The bridge itself forms the centre of the Ballsbridge suburb which extends northwards towards the Grand Canal along Northumberland Road up to Haddington Road and Shelbourne Road, extends southwards along the Merrion Road towards Merrion and along Anglesea Road towards Donnybrook, and westwards to encompass the area around Pembroke Road, Clyde Road, Elgin Road and Herbert Park. The park, a public park is thirty-two acres in size and is divided by a road, also called Herbert Park and also forms part of Ballsbridge's nebulous border with Donnybrook.

The Royal Dublin Society (RDS) has its grounds here, and the Lansdowne Road headquarters of the Irish Rugby Football Union (IRFU) is on the boundary between Ballsbridge and Irishtown. The corporate headquarters of Allied Irish Banks (AIB) are also located in Ballsbridge. Ailesbury Road, along with adjacent Shrewsbury Road comprise the blue (most expensive) properties in the Dublin edition of the board-game Monopoly. Shrewsbury Road was the sixth most expensive street in the world in 2007.

The bulk of Dublin's embassies and many diplomatic residences are located in the southern part of Ballsbridge on and around Ailesbury Road. The British, American, Italian, Spanish, Dutch and Israeli embassies are all located in the Ballsbridge area of Dublin.

The U.S. embassy, an iconic cylindrical building, is a major landmark in present-day Ballsbridge. It was designed in 1955 by John M. Johansen, Professor of Architecture at Yale university.

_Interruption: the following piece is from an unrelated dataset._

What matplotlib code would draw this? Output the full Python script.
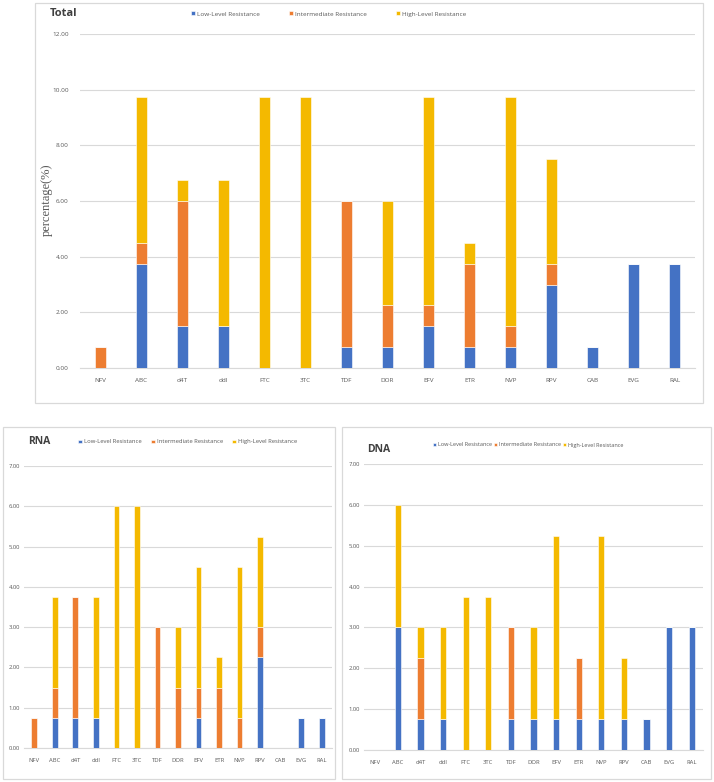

The project was 9 years in incubation and the building was inaugurated in 1964, shortly after the assassination of John F. Kennedy.

Transport

The DART train passes nearby, stopping at Lansdowne Road and Sandymount stations.

Ballsbridge is serviced by the following bus routes:

  • 4 Ballymun to Monkstown
  • 7 Cherrywood to Dublin
  • 7a Loughlinstown to Dublin
  • 18 Palmerstown to Sandymount
  • 27X Clare Hall to Belfield
  • A number of services have been withdrawn due to Dublin Bus' Network Direct route restructuring programme.